Though La Garance and French theatre in general are no stranger to avant-garde antics, musical or otherwise, it’s unlikely that many in the audience tonight will have witness anything quite like Ramkoers. That is, unless they are familiar with the live activities of the likes of Faust or Einstürzende Neubauten, both of which are obvious touchstones to tonight’s event, which firmly places BOT in a line of art that can be traced back at least as far as Luigi Russolo‘s intonarumori noise-making devices of the early twentieth century.
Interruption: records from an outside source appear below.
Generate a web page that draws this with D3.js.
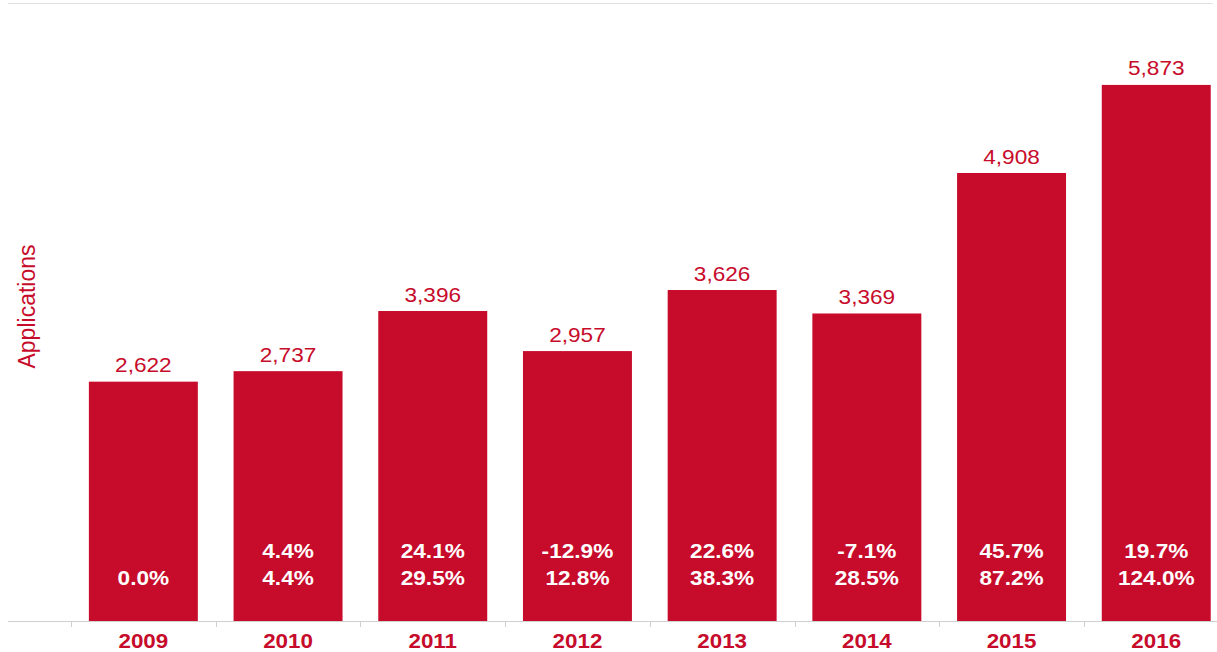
<!DOCTYPE html>
<html>
<head>
<meta charset="utf-8">
<script src="https://cdn.jsdelivr.net/npm/d3@7"></script>
<style>
  html, body { margin: 0; padding: 0; background: #fff; }
  svg { display: block; font-family: "Liberation Sans", Arial, sans-serif; }
</style>
</head>
<body>
<svg id="chart" width="1217" height="652"></svg>
<script>
// Yearly applications with year-on-year change and cumulative change since 2009
const years = ["2009", "2010", "2011", "2012", "2013", "2014", "2015", "2016"];
const applications = [2622, 2737, 3396, 2957, 3626, 3369, 4908, 5873];
const yoyChange = [null, "4.4%", "24.1%", "-12.9%", "22.6%", "-7.1%", "45.7%", "19.7%"];
const cumulativeChange = ["0.0%", "4.4%", "29.5%", "12.8%", "38.3%", "28.5%", "87.2%", "124.0%"];

const red = "#c70b2b";
const stretch = 1.12;   // labels are set slightly wide
const svg = d3.select("#chart");

const baseY = 621;
const x = d3.scaleBand()
  .domain(years)
  .range([71, 71 + 8 * 144.7])
  .paddingInner(0.247)
  .paddingOuter(0.1235);

const y = d3.scaleLinear()
  .domain([0, 6765])
  .range([baseY, 3.5]);

const cx = d => x(d.year) + x.bandwidth() / 2;
const place = (px, py) => `translate(${px},${py}) scale(${stretch},1)`;

// frame line at the top of the plot
svg.append("line")
  .attr("x1", 8).attr("x2", 1213)
  .attr("y1", y(6765)).attr("y2", y(6765))
  .attr("stroke", "#e2e2e2").attr("stroke-width", 1);

const rows = years.map((yr, i) => ({
  year: yr, value: applications[i], yoy: yoyChange[i], cum: cumulativeChange[i]
}));

// bars
svg.append("g").selectAll("rect")
  .data(rows).join("rect")
  .attr("x", d => x(d.year))
  .attr("width", x.bandwidth())
  .attr("y", d => y(d.value))
  .attr("height", d => baseY - y(d.value))
  .attr("fill", red);

// value labels above the bars
svg.append("g").selectAll("text")
  .data(rows).join("text")
  .attr("transform", d => place(cx(d), y(d.value) - 9.5))
  .attr("text-anchor", "middle")
  .attr("font-size", 20.2)
  .attr("fill", red)
  .text(d => d3.format(",")(d.value));

// percentage labels inside the bars
const pct = svg.append("g")
  .attr("font-size", 20.2)
  .attr("font-weight", "bold")
  .attr("fill", "#fff")
  .attr("text-anchor", "middle");

pct.selectAll("text.yoy")
  .data(rows.filter(d => d.yoy)).join("text")
  .attr("class", "yoy")
  .attr("transform", d => place(cx(d), 557.5))
  .text(d => d.yoy);

pct.selectAll("text.cum")
  .data(rows).join("text")
  .attr("class", "cum")
  .attr("transform", d => place(cx(d), 584.5))
  .text(d => d.cum);

// x axis
const axis = svg.append("g")
  .attr("transform", `translate(0,${baseY})`)
  .call(d3.axisBottom(x).tickSize(0).tickPadding(0));
axis.select(".domain").remove();
axis.selectAll(".tick text")
  .attr("y", 0)
  .attr("dy", 0)
  .attr("transform", place(0, 26.5))
  .attr("font-size", 20)
  .attr("font-weight", "bold")
  .attr("font-family", "Liberation Sans, Arial, sans-serif")
  .attr("fill", red);

// baseline and category separators
svg.append("line")
  .attr("x1", 8).attr("x2", 1217)
  .attr("y1", baseY + 0.5).attr("y2", baseY + 0.5)
  .attr("stroke", "#cfcfcf").attr("stroke-width", 1.2);

svg.append("g").selectAll("line")
  .data(years).join("line")
  .attr("x1", d => Math.round(x(d) - x.step() * x.paddingOuter()) + 0.5)
  .attr("x2", d => Math.round(x(d) - x.step() * x.paddingOuter()) + 0.5)
  .attr("y1", baseY).attr("y2", baseY + 6)
  .attr("stroke", "#cfcfcf").attr("stroke-width", 1);

// y axis title
svg.append("text")
  .attr("transform", "translate(35,306.5) rotate(-90)")
  .attr("text-anchor", "middle")
  .attr("font-size", 23)
  .attr("fill", red)
  .text("Applications");
</script>
</body>
</html>
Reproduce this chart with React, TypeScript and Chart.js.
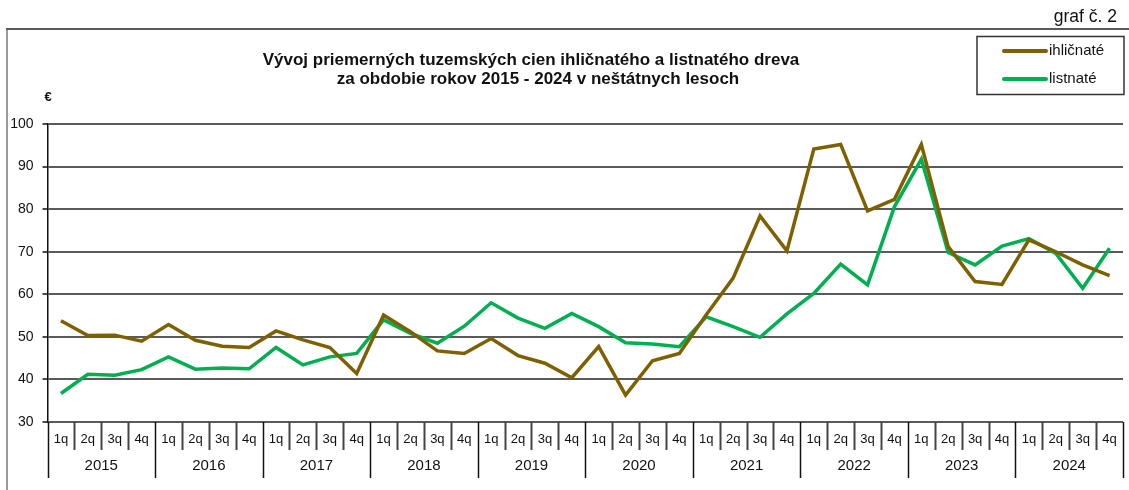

But where those bands are often concerned with (semi-)controlled chaos and high-energy ructions sent forth at high volume into the waiting ears of an audience they have schooled in the ways of musical sturm and drang, BOT take a good dollop of inspiration from both the self-built sound-making devices and story-telling methods of Tom Waits. in his clang-boom-steam years. This aesthetic is particularly present in the deadpan humour and melancholy songs (presented entirely in Dutch, but the emotional content is transmitted clearly enough), shot through with bursts of ya-da-a-ya-la vocalising and melancholy wordless harmonies.The way in which tonight’s performance is constructed allows the ensemble to build tension and dramatic moments perfectly, and this is evident from the moment that a bright red oil drum rolls erratically into position at the middle of the stage, while kilted performers make their entrances and get to work. A pump organ is wheeled in on its side, the organist pedalling away as he is tilted into position and a glockenspiel is hung in place on the gantry set at the mobile organ’s side once it has on longer served as the handle. All the while a disembodied voice is singing; and another delighted cry comes softly from the spectators as the oil drum is titled upright, revealing the head and shoulders of BOT’s main singer, who has been chanting from the uncomfortable-looking position inside the drum all the while.
As the evening progresses and the stage lights gradually descend, so more and more pieces of Heath Robinson-esque instrumentation are brought on and added to the ever-changing soundscape. A disembodied mechanical hand is set tapping out a monotonous note on an infant’s toy keyboard, and is soon joined by a 360-degree rotating piano, rolling back and forth across the stage for all the world as if Leonardo de Vinci had set it in motion, keeping up the one-note rhythm. When things might become too plangent or repetitive, the group will suddenly drop everything and bash out a strident tune on timpanis, scrawl out some distended electric slide guitar or go running through the audience with a megaphone. At one point, a massive gantry is lowered on chains from the ceiling and later becomes the rails for a washtub on wheels to be set to and fro like a bizarre see-saw while its occupant blows serenely on a euphonium.
So by the time the auditorium is in darkness and a rotating double-light device illuminates the room to the sound of a hand-cranked siren wails, the end can only come suddenly with all the signalled inevitability of the sound of air deflating from a balloon and the clonking descent of cowbells rocking down poles applied to the gantry. Their well-deserved standing ovation goes on for a good few minutes, and afterwards there is a chance to inspect the various devices and decompress back to normality, unwelcome as it may be when the alternative could be both as entertaining and enthralling as witnessing this Ramkoers.